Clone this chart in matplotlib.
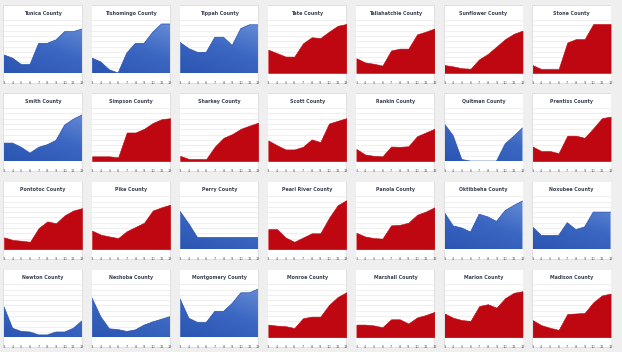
import matplotlib

matplotlib.use("Agg")

import matplotlib.pyplot as plt
import numpy as np
from matplotlib.colors import LinearSegmentedColormap
from matplotlib.patches import Rectangle

W, H = 622, 352
BG = "#efefef"
RED = "#bf0711"
INK = "#3a4150"
MUTED = "#555b66"
BLUE_MAP = LinearSegmentedColormap.from_list("blu", ["#2a55b2", "#3b67c2", "#6a8fd8"])
BLUE_EDGE = "#2a52ad"

MONTHS = [3, 4, 5, 6, 7, 8, 9, 10, 11, 12]
TICKS = [3, 4, 5, 6, 7, 8, 9, 10, 11, 12]

# row 1
TUNICA = [3.4, 2.8, 1.6, 1.6, 5.6, 5.6, 6.25, 7.8, 7.8, 8.3]
TISHOMINGO = [2.8, 2.1, 0.6, 0.0, 3.75, 5.6, 5.6, 7.7, 9.25, 9.25]
TIPPAH = [5.75, 4.6, 3.9, 3.9, 6.75, 6.75, 5.2, 8.4, 9.1, 9.1]
TATE = [4.4, 3.75, 3.1, 3.1, 5.6, 6.75, 6.6, 7.8, 8.9, 9.25]
TALLAHATCHIE = [2.8, 2.0, 1.75, 1.4, 4.25, 4.6, 4.6, 7.3, 7.8, 8.4]
SUNFLOWER = [1.5, 1.25, 0.9, 0.8, 2.6, 3.6, 5.0, 6.4, 7.4, 8.0]
STONE = [1.5, 0.75, 0.75, 0.75, 5.75, 6.4, 6.4, 9.25, 9.25, 9.25]
# row 2
SMITH = [3.4, 3.4, 2.6, 1.5, 2.6, 3.1, 3.9, 6.8, 7.9, 8.7]
SIMPSON = [0.9, 0.9, 0.9, 0.7, 5.4, 5.4, 6.1, 7.2, 7.9, 8.1]
SHARKEY = [1.0, 0.4, 0.4, 0.4, 2.75, 4.4, 5.1, 6.1, 6.7, 7.25]
SCOTT = [3.9, 3.0, 2.2, 2.2, 2.7, 4.1, 3.6, 7.1, 7.6, 8.1]
RANKIN = [2.3, 1.25, 1.0, 0.9, 2.75, 2.7, 2.8, 4.7, 5.4, 6.1]
QUITMAN = [7.0, 4.8, 0.3, 0.0, 0.0, 0.0, 0.0, 3.25, 4.7, 6.25]
PRENTISS = [2.75, 1.9, 1.9, 1.5, 4.8, 4.8, 4.4, 6.2, 8.1, 8.4]
# row 3
PONTOTOC = [2.25, 1.75, 1.6, 1.4, 4.0, 5.25, 4.9, 6.4, 7.3, 7.75]
PIKE = [3.5, 2.75, 2.4, 2.1, 3.4, 4.2, 5.0, 7.3, 7.9, 8.4]
PERRY = [7.1, 4.8, 2.2, 2.2, 2.2, 2.2, 2.2, 2.2, 2.2, 2.2]
PEARL_RIVER = [3.8, 3.8, 2.2, 1.4, 2.2, 3.0, 3.0, 5.9, 8.3, 9.25]
PANOLA = [3.1, 2.4, 2.1, 2.0, 4.5, 4.6, 5.0, 6.5, 7.1, 7.9]
OKTIBBEHA = [6.9, 4.4, 4.0, 3.25, 6.6, 6.1, 5.25, 7.3, 8.25, 9.1]
NOXUBEE = [4.2, 2.6, 2.6, 2.6, 5.0, 3.7, 4.2, 7.0, 7.0, 7.0]
# row 4
NEWTON = [5.75, 1.7, 1.1, 1.0, 0.45, 0.45, 1.0, 1.0, 1.7, 3.1]
NESHOBA = [7.4, 3.9, 1.6, 1.45, 1.1, 1.4, 2.3, 2.9, 3.4, 3.9]
MONTGOMERY = [7.2, 3.6, 2.8, 2.8, 4.9, 4.9, 6.4, 8.4, 8.4, 9.1]
MONROE = [2.4, 2.2, 2.1, 1.75, 3.6, 3.9, 3.9, 6.1, 7.6, 8.5]
MARSHALL = [2.4, 2.4, 2.25, 1.9, 3.4, 3.4, 2.6, 3.75, 4.2, 4.8]
MARION = [4.5, 3.7, 3.25, 3.1, 5.9, 6.25, 5.6, 7.4, 8.4, 8.7]
MADISON = [3.25, 2.3, 1.8, 1.4, 4.4, 4.5, 4.6, 6.6, 7.9, 8.25]

COUNTIES = [
    "Tunica County", "Tishomingo County", "Tippah County", "Tate County",
    "Tallahatchie County", "Sunflower County", "Stone County",
    "Smith County", "Simpson County", "Sharkey County", "Scott County",
    "Rankin County", "Quitman County", "Prentiss County",
    "Pontotoc County", "Pike County", "Perry County", "Pearl River County",
    "Panola County", "Oktibbeha County", "Noxubee County",
    "Newton County", "Neshoba County", "Montgomery County", "Monroe County",
    "Marshall County", "Marion County", "Madison County",
]
PARTY = [
    "D", "D", "D", "R", "R", "R", "R",
    "D", "R", "R", "R", "R", "D", "R",
    "R", "R", "D", "R", "R", "D", "D",
    "D", "D", "D", "R", "R", "R", "R",
]
SERIES = [
    TUNICA, TISHOMINGO, TIPPAH, TATE, TALLAHATCHIE, SUNFLOWER, STONE,
    SMITH, SIMPSON, SHARKEY, SCOTT, RANKIN, QUITMAN, PRENTISS,
    PONTOTOC, PIKE, PERRY, PEARL_RIVER, PANOLA, OKTIBBEHA, NOXUBEE,
    NEWTON, NESHOBA, MONTGOMERY, MONROE, MARSHALL, MARION, MADISON,
]

COLS = 7
PX0, PY0 = 4.0, 6.0      # first panel top-left, px
STEP_X, STEP_Y = 88.1, 88.1
PW, PH = 78.0, 77.0
PLOT_TOP, PLOT_BOT = 14.0, 67.0


def fx(px):
    return px / W


def fy(py):
    return 1 - py / H


def main():
    fig = plt.figure(figsize=(W / 100, H / 100), dpi=100, facecolor=BG)

    yy, xx = np.mgrid[0:1:64j, 0:1:64j]
    grad = 0.65 * yy + 0.35 * xx

    for i, (name, party, vals) in enumerate(zip(COUNTIES, PARTY, SERIES)):
        r, c = divmod(i, COLS)
        left = PX0 + c * STEP_X
        top = PY0 + r * STEP_Y

        # card with a faint shadow
        fig.patches.append(Rectangle((fx(left - 0.6), fy(top + PH + 0.8)), fx(PW + 1.2), (PH + 1.4) / H,
                                     transform=fig.transFigure, facecolor="#e0e0e0",
                                     edgecolor="none", zorder=-3))
        fig.patches.append(Rectangle((fx(left), fy(top + PH)), fx(PW), PH / H,
                                     transform=fig.transFigure, facecolor="white",
                                     edgecolor="none", zorder=-2))
        fig.text(fx(left + PW / 2), fy(top + 7.5), name, ha="center", va="center",
                 fontsize=3.4, weight="bold", color=INK)

        ax = fig.add_axes([fx(left), fy(top + PLOT_BOT), fx(PW), (PLOT_BOT - PLOT_TOP) / H])
        ax.set_facecolor("none")
        for s in ax.spines.values():
            s.set_visible(False)
        ax.set_yticks(np.arange(1, 11))
        ax.yaxis.grid(True, color="#e9e9e9", lw=0.5)
        ax.set_axisbelow(True)
        ax.tick_params(axis="y", left=False, labelleft=False)
        ax.set_xticks(TICKS)
        ax.set_xticklabels([str(t) for t in TICKS])
        ax.tick_params(axis="x", bottom=False, labelsize=2.6, labelcolor=MUTED, pad=2.0)

        if party == "R":
            ax.fill_between(MONTHS, vals, 0, color=RED, lw=0.4, zorder=2)
        else:
            poly = ax.fill_between(MONTHS, vals, 0, facecolor="none", edgecolor="none", zorder=2)
            im = ax.imshow(grad, cmap=BLUE_MAP, extent=[3, 12, 0, 10], origin="lower",
                           aspect="auto", zorder=2, interpolation="bilinear")
            im.set_clip_path(poly.get_paths()[0], transform=ax.transData)
            ax.plot(MONTHS, vals, color=BLUE_EDGE, lw=0.5, zorder=3)
            ax.axhline(0, color=BLUE_EDGE, lw=0.8, zorder=3)
        ax.set_xlim(3, 12)
        ax.set_ylim(0, 10)

    fig.savefig("out.png", dpi=100, facecolor=BG)
    plt.close(fig)


if __name__ == "__main__":
    main()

--

[DESCRIPTION OF THE TASK] Your task is to return the lines above, from the first one up to and including the line containing "TICKS = [3, 4, 5, 6, 7, 8, 9, 10, 11, 12]", minus any pictures.

[FINISHED ANSWER]
Clone this chart in matplotlib.
import matplotlib

matplotlib.use("Agg")

import matplotlib.pyplot as plt
import numpy as np
from matplotlib.colors import LinearSegmentedColormap
from matplotlib.patches import Rectangle

W, H = 622, 352
BG = "#efefef"
RED = "#bf0711"
INK = "#3a4150"
MUTED = "#555b66"
BLUE_MAP = LinearSegmentedColormap.from_list("blu", ["#2a55b2", "#3b67c2", "#6a8fd8"])
BLUE_EDGE = "#2a52ad"

MONTHS = [3, 4, 5, 6, 7, 8, 9, 10, 11, 12]
TICKS = [3, 4, 5, 6, 7, 8, 9, 10, 11, 12]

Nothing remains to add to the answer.